P = Fv = 2000 × 25 = 50 kW ≈ 67 hp
8 — Efficiency
No real machine turns all its input energy into useful output — friction and heat always take a cut.
Efficiencyefficiency = (useful output / total input) × 100%
electric motor ≈ 70–90% · petrol engine ≈ 25–30% · human muscle ≈ 25%
worked — pump with 70% efficiency
A pump lifts 200 kg of water per minute through 7 m; efficiency 70%. Input power?
useful = mgh/t = 200×9.8×7/60 ≈ 228.7 W → input = 228.7/0.70 ≈ 327 W
Energy is conserved even here: the “lost” 30% is not destroyed — it becomes heat and sound. Efficiency measures usefulness, not survival.
9 — The kilowatt-hour & energy at full scale
Your electricity bill charges per unit = 1 kilowatt-hour: the energy a 1 kW appliance uses in 1 hour.
kW·h is ENERGY, not power1 kWh = 1000 W × 3600 s = 3.6 × 10⁶ J
energy (kWh) = power (kW) × time (h)
- Tarbela Dam (hydel) — sun lifts sea water (solar → PE) → rain fills the reservoir → falling water (PE → KE) spins turbines (→ work) → ≈ 4888 MW of electrical power lights the country.

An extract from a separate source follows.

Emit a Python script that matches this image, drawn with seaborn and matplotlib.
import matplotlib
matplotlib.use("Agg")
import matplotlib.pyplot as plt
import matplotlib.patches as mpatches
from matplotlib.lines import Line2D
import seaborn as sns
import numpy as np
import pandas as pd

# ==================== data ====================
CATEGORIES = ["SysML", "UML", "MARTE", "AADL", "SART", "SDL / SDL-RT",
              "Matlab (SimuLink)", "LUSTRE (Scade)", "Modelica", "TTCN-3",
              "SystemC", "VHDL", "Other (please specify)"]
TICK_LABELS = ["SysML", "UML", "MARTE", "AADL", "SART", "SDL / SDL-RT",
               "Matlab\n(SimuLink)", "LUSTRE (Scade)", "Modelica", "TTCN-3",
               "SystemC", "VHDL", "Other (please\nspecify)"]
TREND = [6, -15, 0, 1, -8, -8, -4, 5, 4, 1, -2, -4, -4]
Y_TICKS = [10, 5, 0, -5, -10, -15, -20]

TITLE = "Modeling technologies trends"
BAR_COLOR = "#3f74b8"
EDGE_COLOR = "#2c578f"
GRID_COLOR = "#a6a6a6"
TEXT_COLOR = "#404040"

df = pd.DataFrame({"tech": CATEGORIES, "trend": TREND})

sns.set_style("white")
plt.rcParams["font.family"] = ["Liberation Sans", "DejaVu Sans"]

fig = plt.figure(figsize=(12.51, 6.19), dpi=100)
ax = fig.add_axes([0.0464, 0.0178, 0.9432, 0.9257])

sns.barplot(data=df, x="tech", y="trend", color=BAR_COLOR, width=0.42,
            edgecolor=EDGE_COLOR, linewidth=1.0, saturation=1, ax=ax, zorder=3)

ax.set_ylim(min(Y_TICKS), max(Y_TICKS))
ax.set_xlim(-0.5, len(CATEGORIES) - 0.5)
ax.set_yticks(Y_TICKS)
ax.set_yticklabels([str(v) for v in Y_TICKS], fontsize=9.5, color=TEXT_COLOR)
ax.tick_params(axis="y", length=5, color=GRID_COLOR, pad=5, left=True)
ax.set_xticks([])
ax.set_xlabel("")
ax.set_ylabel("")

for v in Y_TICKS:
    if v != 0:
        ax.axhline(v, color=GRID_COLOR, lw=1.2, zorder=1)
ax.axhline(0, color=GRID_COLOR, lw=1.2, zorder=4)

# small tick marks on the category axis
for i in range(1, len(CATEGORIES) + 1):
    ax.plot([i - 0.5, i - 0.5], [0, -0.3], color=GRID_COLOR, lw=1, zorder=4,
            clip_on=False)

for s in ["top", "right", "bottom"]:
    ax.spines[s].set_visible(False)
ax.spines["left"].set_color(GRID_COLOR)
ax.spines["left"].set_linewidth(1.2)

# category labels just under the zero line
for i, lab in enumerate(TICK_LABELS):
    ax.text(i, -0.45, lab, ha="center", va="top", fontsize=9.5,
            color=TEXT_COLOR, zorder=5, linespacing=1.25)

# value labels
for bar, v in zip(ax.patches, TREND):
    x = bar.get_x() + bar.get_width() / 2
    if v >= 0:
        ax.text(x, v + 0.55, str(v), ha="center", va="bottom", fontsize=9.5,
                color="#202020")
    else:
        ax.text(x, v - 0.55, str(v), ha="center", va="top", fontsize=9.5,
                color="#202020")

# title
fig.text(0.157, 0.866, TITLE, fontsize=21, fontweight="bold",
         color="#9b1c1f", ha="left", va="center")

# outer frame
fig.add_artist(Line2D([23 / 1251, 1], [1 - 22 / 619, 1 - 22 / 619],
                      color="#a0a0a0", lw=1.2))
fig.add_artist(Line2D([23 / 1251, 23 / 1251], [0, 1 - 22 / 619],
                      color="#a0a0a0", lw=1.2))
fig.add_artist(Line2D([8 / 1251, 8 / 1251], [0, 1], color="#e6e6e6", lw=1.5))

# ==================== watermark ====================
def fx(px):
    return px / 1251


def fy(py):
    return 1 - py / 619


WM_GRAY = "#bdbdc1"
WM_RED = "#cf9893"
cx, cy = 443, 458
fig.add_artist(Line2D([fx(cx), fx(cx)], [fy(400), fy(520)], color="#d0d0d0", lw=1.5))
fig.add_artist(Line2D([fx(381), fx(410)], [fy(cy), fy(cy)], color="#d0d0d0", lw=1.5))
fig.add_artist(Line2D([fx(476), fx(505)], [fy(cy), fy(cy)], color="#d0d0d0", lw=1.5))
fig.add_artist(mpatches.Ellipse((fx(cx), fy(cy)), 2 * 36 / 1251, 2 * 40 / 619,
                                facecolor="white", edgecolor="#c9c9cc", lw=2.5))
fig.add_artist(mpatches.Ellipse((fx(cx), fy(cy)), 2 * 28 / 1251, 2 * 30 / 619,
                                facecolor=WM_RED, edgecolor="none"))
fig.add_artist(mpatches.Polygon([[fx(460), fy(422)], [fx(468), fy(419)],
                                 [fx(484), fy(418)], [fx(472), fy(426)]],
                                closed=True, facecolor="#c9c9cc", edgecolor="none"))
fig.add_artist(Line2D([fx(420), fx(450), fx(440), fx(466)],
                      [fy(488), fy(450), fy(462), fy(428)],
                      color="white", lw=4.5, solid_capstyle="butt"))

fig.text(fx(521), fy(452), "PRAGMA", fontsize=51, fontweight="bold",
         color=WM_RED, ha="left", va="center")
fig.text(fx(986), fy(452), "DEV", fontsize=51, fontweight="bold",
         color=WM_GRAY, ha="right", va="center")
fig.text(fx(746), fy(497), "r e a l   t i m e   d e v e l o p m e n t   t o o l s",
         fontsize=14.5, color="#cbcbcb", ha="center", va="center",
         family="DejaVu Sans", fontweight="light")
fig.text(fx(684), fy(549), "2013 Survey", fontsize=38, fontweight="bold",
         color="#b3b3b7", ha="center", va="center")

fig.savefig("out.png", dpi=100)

- Escalator — electrical energy → mgh per passenger + friction losses: 30 people of 60 kg through 5 m per minute ≈ 1.5 kW useful.

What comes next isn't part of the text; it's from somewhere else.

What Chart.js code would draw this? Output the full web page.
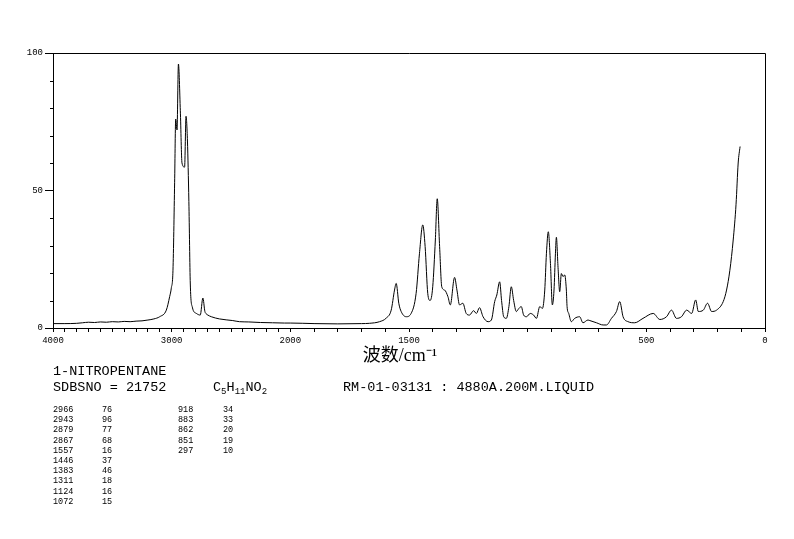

- Rickshaw — petrol (chemical) → KE + heat; at ~25% efficiency, of every 4 rupees of fuel, 3 warm the Karachi air.
worked — the AC bill
1.5 kW AC, 6 h/night, 30 nights.
E = 1.5 × 180 = 270 kWh = 270 × 3.6 × 10⁶ = 9.72 × 10⁸ J
10 — Worked numericals & exam recap
numerical — catching a cricket ball
0.5 kg ball at 30 m/s, hands give 0.25 m.

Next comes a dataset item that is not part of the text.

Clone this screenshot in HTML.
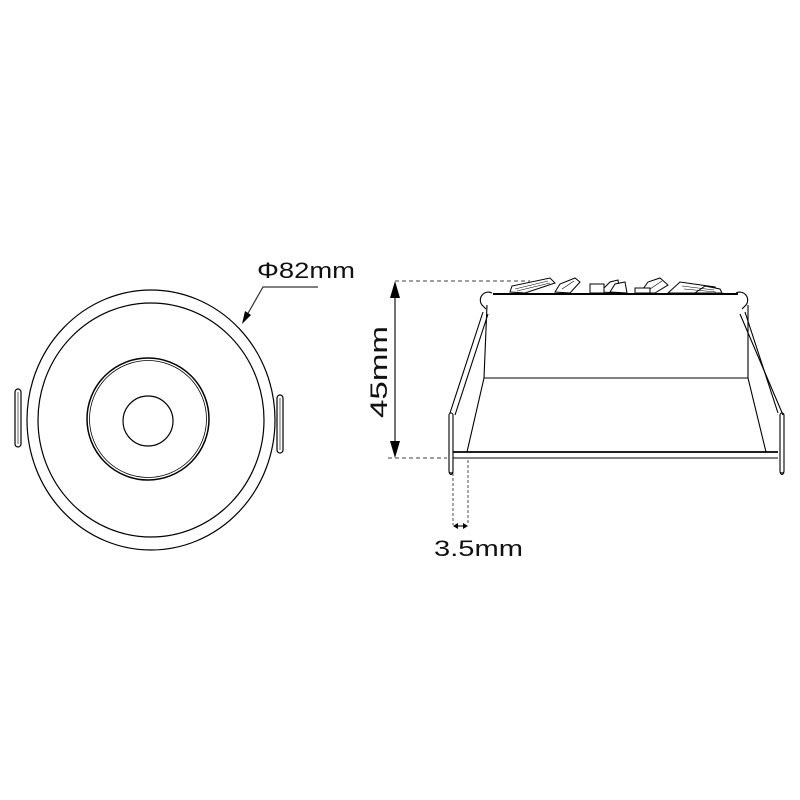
<!DOCTYPE html>
<html><head><style>html,body{margin:0;padding:0;background:#fff}svg{display:block}</style></head><body>
<svg width="800" height="800" viewBox="0 0 800 800" xmlns="http://www.w3.org/2000/svg" font-family="Liberation Sans, sans-serif">
<g fill="none" stroke="#000" stroke-width="1.2">
<ellipse cx="151" cy="420" rx="124" ry="130"/>
<ellipse cx="151" cy="420" rx="113" ry="117"/>
<circle cx="148" cy="419" r="61" stroke-width="1.5"/>
<circle cx="148" cy="419" r="58.5" stroke-width="0.8"/>
<circle cx="148" cy="421" r="25"/>
<rect x="15" y="389" width="6" height="58" rx="3"/>
<line x1="18" y1="392" x2="18" y2="444" stroke-width="0.6"/>
<rect x="277" y="395" width="6" height="58" rx="3"/>
<line x1="280" y1="398" x2="280" y2="450" stroke-width="0.6"/>
<polyline points="243,322 263,287 318,287" stroke="#333"/>
</g>
<polygon points="242,324 245,311 251,315" fill="#000"/>
<text x="257" y="278" font-size="22" fill="#111" textLength="98" lengthAdjust="spacingAndGlyphs">Φ82mm</text>

<g fill="none" stroke="#000" stroke-width="1.1">
<line x1="395" y1="281" x2="530" y2="281" stroke-dasharray="4,3" stroke-width="0.8"/>
<line x1="388" y1="458" x2="447" y2="458" stroke-dasharray="4,3" stroke-width="0.8"/>
<line x1="395" y1="295" x2="395" y2="445"/>
<line x1="493" y1="294" x2="738" y2="294" stroke-width="2"/>
<line x1="487" y1="305" x2="484" y2="378"/>
<line x1="748" y1="305" x2="748" y2="378"/>
<line x1="484" y1="378" x2="748" y2="378"/>
<line x1="484" y1="378" x2="467" y2="452"/>
<line x1="748" y1="378" x2="766" y2="452"/>
<line x1="453" y1="452" x2="778" y2="452" stroke-width="1.8"/>
<line x1="453" y1="458" x2="778" y2="458"/>
<rect x="449" y="413" width="4" height="60" rx="2"/>
<rect x="780" y="413" width="4" height="60" rx="2"/>
<path d="M449,472 q2,5 4,0"/><path d="M780,472 q2,5 4,0"/>
<line x1="483" y1="312" x2="450" y2="413"/><line x1="488" y1="314" x2="455" y2="415"/>
<line x1="745" y1="312" x2="778" y2="413"/><line x1="740" y1="314" x2="783" y2="415"/>
<path d="M492,293 a8,8 0 0 0 -10,12 l4,4"/>
<path d="M736,293 a8,8 0 0 1 10,12 l-4,4"/>
<line x1="453" y1="473" x2="453" y2="525" stroke-dasharray="3,2" stroke-width="0.7"/>
<line x1="468" y1="460" x2="468" y2="525" stroke-dasharray="3,2" stroke-width="0.7"/>
<line x1="455" y1="526" x2="466" y2="526"/>
</g>
<polygon points="395,281 390,298 400,298" fill="#000"/>
<polygon points="395,458 390,441 400,441" fill="#000"/>
<polygon points="453,526 458,523 458,529" fill="#000"/>
<polygon points="468,526 463,523 463,529" fill="#000"/>
<g fill="#fff" stroke="#000" stroke-width="1">
<polygon points="510,292 512,286 550,278 555,283 525,293"/>
<polygon points="555,292 560,284 575,278 580,282 570,293"/>
<polygon points="600,292 610,282 618,280 620,293"/>
<polygon points="610,292 615,284 625,282 627,293"/>
<polygon points="640,293 648,282 660,278 668,285 655,293"/>
<polygon points="668,293 680,282 715,287 718,293"/>
<polygon points="695,293 705,286 720,289 722,293"/>
<rect x="590" y="284" width="14" height="9"/>
<rect x="635" y="288" width="15" height="5"/>
</g>
<g stroke="#000" stroke-width="0.6">
<line x1="515" y1="289" x2="548" y2="281"/><line x1="517" y1="291" x2="550" y2="283"/>
<line x1="562" y1="289" x2="574" y2="281"/><line x1="650" y1="289" x2="662" y2="281"/>
<line x1="682" y1="286" x2="714" y2="290"/><line x1="684" y1="289" x2="716" y2="292"/>
</g>
<text transform="translate(387,372) rotate(-90)" text-anchor="middle" font-size="24" fill="#111" textLength="92" lengthAdjust="spacingAndGlyphs">45mm</text>
<text x="434" y="556" font-size="22" fill="#111" textLength="89" lengthAdjust="spacingAndGlyphs">3.5mm</text>
</svg>
</body></html>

KE = ½ × 0.5 × 900 = 225 J → F = 225/0.25 = 900 N — draw your hands back!
numerical — speed by energy conservation
Mango falls 4.9 m.
v = √(2gh) = √(2 × 9.8 × 4.9) = 9.8 m/s (mass cancels)
numerical — heater in kWh
2 kW heater for 90 min.
E = 2 × 1.5 = 3 kWh = 1.08 × 10⁷ J
- W = Fd cos θ; joule = N·m; positive / zero (θ=90°) / negative work.
- Against gravity W = mgh (path-free); against friction W = f·d (heat).
- KE = ½mv² (derived from v² = 2ad); PE = mgh from a reference level.
- Work–energy theorem: W(net) = ΔKE.
- Free fall & pendulum: PE + KE constant; v = √(2gh).
- P = W/t = Fv; 1 hp = 746 W; efficiency = useful/total × 100%; 1 kWh = 3.6 × 10⁶ J.